Red Bull close, but not close enough
At this stage last year, or particularly the end of F1 2018, you would have expected Red Bull to be capitalising on Ferrari being two or three tenths-a-lap slower than Mercedes by getting one of their cars onto the podium.
But while Max Verstappen battled Vettel closely following the first pit-stops on Sunday, Red Bull were evidently still a fair bit slower than Ferrari and felt they “maximised the result” in China with fourth.
So why are Red Bull so far behind? The team are confident this is not because of the Honda engine – a theory that is backed up by the team being much closer to Ferrari and Mercedes’ top speed than they were with Renault power – and instead it seems Red Bull are, somewhat surprisingly, struggling with their chassis.
Red Bull still playing catch-up
Team boss Christian Horner is, however, confident of a turnaround, telling Sky F1: “We had a good weekend here, the chassis has made a big step forwards. Honda have made progress on the straights.
“We still have that bit to find to the cars ahead but there is stuff in the pipeline that should help us in the near future.”
Red Bull would also be better-placed to capitalise on potential opportunities if Pierre Gasly picked up his pace. The Frenchman secured his best finish of the season this weekend, but was still over 0.5s-a-lap slower than Verstappen.

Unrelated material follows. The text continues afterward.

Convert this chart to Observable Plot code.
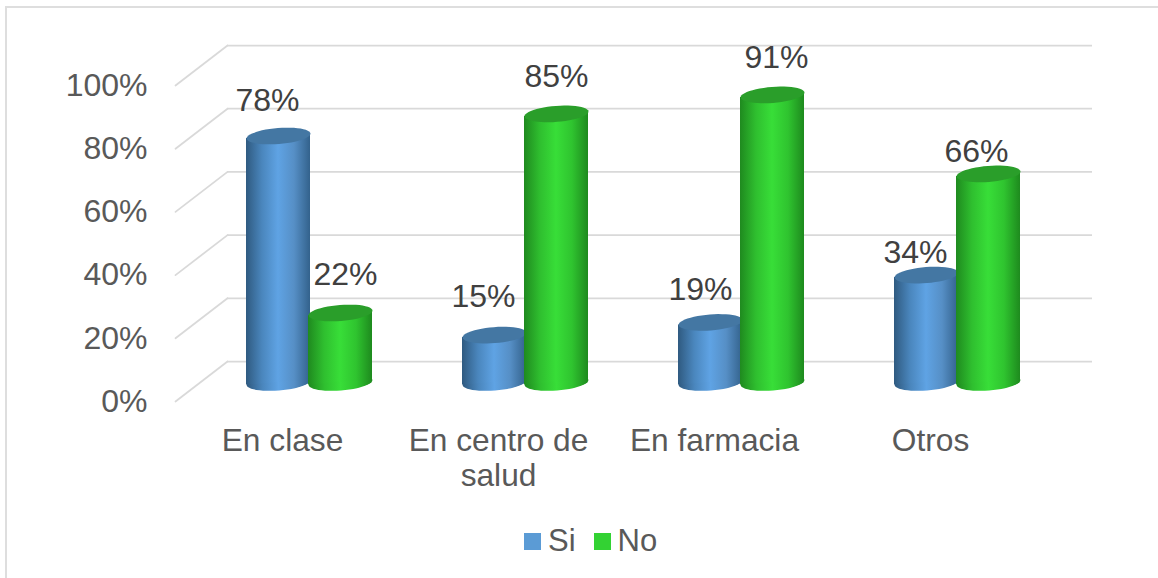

Behind Gasly, it was Renault’s turn to finish ‘best of the rest’ – with Daniel Ricciardo, who won in China last year, securing his first points at his new team – and they will now hope to push on in their quest for fourth, and in their hunt of the top three. Haas struggled again on race day with Sergio Perez, Kimi Raikkonen and Alex Albon finishing the top 10.
McLaren, meanwhile, failed to score points for the first time this season. An off-weekend, not helped by a first-lap shunt, for a team who have clearly made huge strides over the winter.